═══ Data lines

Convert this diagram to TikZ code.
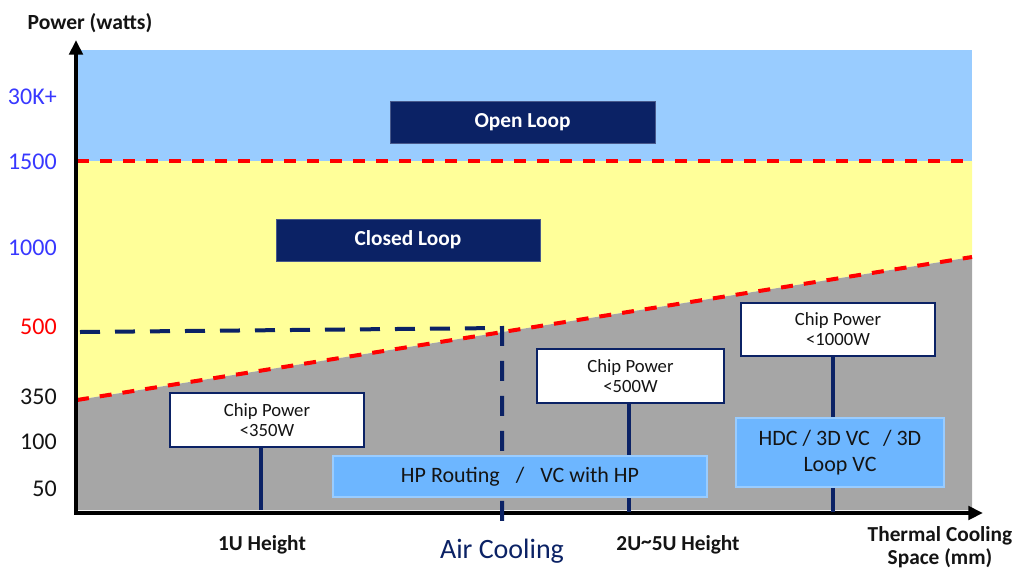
\documentclass[tikz,border=0pt]{standalone}
\usepackage{fontspec}
\setmainfont{Carlito}
\usetikzlibrary{arrows.meta}

\definecolor{navy}{HTML}{0B2265}
\definecolor{skyblue}{HTML}{99CCFF}
\definecolor{paleyellow}{HTML}{FFFF99}
\definecolor{midgray}{HTML}{A6A6A6}
\definecolor{coolblue}{HTML}{6DB6FF}
\definecolor{numblue}{HTML}{3838FF}
\definecolor{textdark}{HTML}{141414}

\begin{document}
\begin{tikzpicture}[x=0.75pt,y=-0.75pt,
  loopbox/.style={fill=navy,draw=navy!75!white,line width=0.6pt,text=white,inner sep=0pt,
    font=\fontsize{16}{18}\selectfont\bfseries},
  chipbox/.style={fill=white,draw=navy,line width=1.2pt,align=center,inner sep=0pt,text=textdark,
    font=\fontsize{14}{15}\selectfont},
  coolbox/.style={fill=coolblue,draw=skyblue,line width=1pt,align=center,inner sep=0pt,text=textdark},
  redline/.style={red,line width=3pt,dash pattern=on 9pt off 8.25pt},
  navyline/.style={navy,line width=3pt,dash pattern=on 15pt off 11.25pt},
  stem/.style={navy,line width=3.2pt},
  axisline/.style={black,line width=2.8pt,line cap=rect,-{Triangle[length=11pt,width=10pt]}},
  ylab/.style={anchor=east,inner sep=0pt,font=\fontsize{18}{20}\selectfont},
  xlab/.style={anchor=base,inner sep=0pt,text=textdark,font=\fontsize{16}{17.25}\selectfont\bfseries}
]
\useasboundingbox (0,0) rectangle (1017,568);

% zones
\fill[skyblue] (77,50) rectangle (972,161);
\fill[paleyellow] (77,161) -- (972,161) -- (972,257) -- (77,400) -- cycle;
\fill[midgray] (77,400) -- (972,257) -- (972,510) -- (77,510) -- cycle;
\draw[redline] (77,161) -- (972,161);
\draw[redline] (77,400) -- (972,257);

% axes
\coordinate (o) at (76,513);
\coordinate (ytip) at (76,40);
\coordinate (xtip) at (983,513);
\draw[axisline] (o) -- (ytip);
\draw[axisline] (o) -- (xtip);
\node[anchor=base,inner sep=0pt,text=textdark,font=\fontsize{16.2}{17}\selectfont\bfseries] (ytitle) at (90,29) {Power (watts)};
\node[xlab,align=center,anchor=center] (xtitle) at (940,547) {Thermal Cooling\\Space (mm)};

\node[ylab,text=numblue] (y30k) at (57,97) {30K+};
\node[ylab,text=numblue] (y1500) at (57,162) {1500};
\node[ylab,text=numblue] (y1000) at (57,248) {1000};
\node[ylab,text=red] (y500) at (57,327) {500};
\node[ylab,text=textdark] (y350) at (57,397) {350};
\node[ylab,text=textdark] (y100) at (57,442) {100};
\node[ylab,text=textdark] (y50) at (57,489) {50};

% loops
\node[loopbox,minimum width=198.75pt,minimum height=31.5pt] (open) at (522.5,122) {Open Loop};
\node[loopbox,minimum width=198pt,minimum height=31.5pt] (closed) at (408,240) {Closed Loop};

% air cooling limit
\coordinate (a1) at (80,332);
\coordinate (a2) at (502,328);
\coordinate (a3) at (502,532);
\draw[navyline] (a1) -- (a2) -- (a3);

% chip power
\node[chipbox,minimum width=145.5pt,minimum height=40.5pt] (chip350) at (267,420) {Chip Power\\<350W};
\node[chipbox,minimum width=140.25pt,minimum height=40.5pt] (chip500) at (630.5,376) {Chip Power\\<500W};
\node[chipbox,minimum width=145.5pt,minimum height=39.75pt] (chip1000) at (838,329.5) {Chip Power\\<1000W};

\coordinate (s1) at (261,510);
\coordinate (s2) at (629,512);
\coordinate (s3) at (833,512);
\draw[stem] (s1 |- chip350.south) -- (s1);
\draw[stem] (s2 |- chip500.south) -- (s2);
\draw[stem] (s3 |- chip1000.south) -- (s3);

% solutions
\node[coolbox,minimum width=280.5pt,minimum height=30.75pt,font=\fontsize{16.5}{18}\selectfont] (hp) at (520,476.5)
  {HP\ Routing\hspace{12pt}/\hspace{12pt}VC\ with\ HP};
\node[coolbox,minimum width=156pt,minimum height=51.75pt,font=\fontsize{16.5}{19.5}\selectfont] (hdc) at (840,452.5)
  {HDC / 3D VC\hspace{10pt}/ 3D\\Loop VC};

% x labels
\node[xlab] (u1) at (262,550) {1U Height};
\node[xlab] (u25) at (678,550) {2U\raisebox{0.1ex}{\textasciitilde}5U Height};
\node[anchor=base,inner sep=0pt,text=navy,font=\fontsize{21}{22}\selectfont] (air) at (502,558) {Air Cooling};
\end{tikzpicture}
\end{document}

══════

Exactly reproduce the run of lines from the start of the listing through the line with "(0,0) rectangle (1017,568);", inclusive; pictures are not copied.

Convert this diagram to TikZ code.
\documentclass[tikz,border=0pt]{standalone}
\usepackage{fontspec}
\setmainfont{Carlito}
\usetikzlibrary{arrows.meta}

\definecolor{navy}{HTML}{0B2265}
\definecolor{skyblue}{HTML}{99CCFF}
\definecolor{paleyellow}{HTML}{FFFF99}
\definecolor{midgray}{HTML}{A6A6A6}
\definecolor{coolblue}{HTML}{6DB6FF}
\definecolor{numblue}{HTML}{3838FF}
\definecolor{textdark}{HTML}{141414}

\begin{document}
\begin{tikzpicture}[x=0.75pt,y=-0.75pt,
  loopbox/.style={fill=navy,draw=navy!75!white,line width=0.6pt,text=white,inner sep=0pt,
    font=\fontsize{16}{18}\selectfont\bfseries},
  chipbox/.style={fill=white,draw=navy,line width=1.2pt,align=center,inner sep=0pt,text=textdark,
    font=\fontsize{14}{15}\selectfont},
  coolbox/.style={fill=coolblue,draw=skyblue,line width=1pt,align=center,inner sep=0pt,text=textdark},
  redline/.style={red,line width=3pt,dash pattern=on 9pt off 8.25pt},
  navyline/.style={navy,line width=3pt,dash pattern=on 15pt off 11.25pt},
  stem/.style={navy,line width=3.2pt},
  axisline/.style={black,line width=2.8pt,line cap=rect,-{Triangle[length=11pt,width=10pt]}},
  ylab/.style={anchor=east,inner sep=0pt,font=\fontsize{18}{20}\selectfont},
  xlab/.style={anchor=base,inner sep=0pt,text=textdark,font=\fontsize{16}{17.25}\selectfont\bfseries}
]
\useasboundingbox (0,0) rectangle (1017,568);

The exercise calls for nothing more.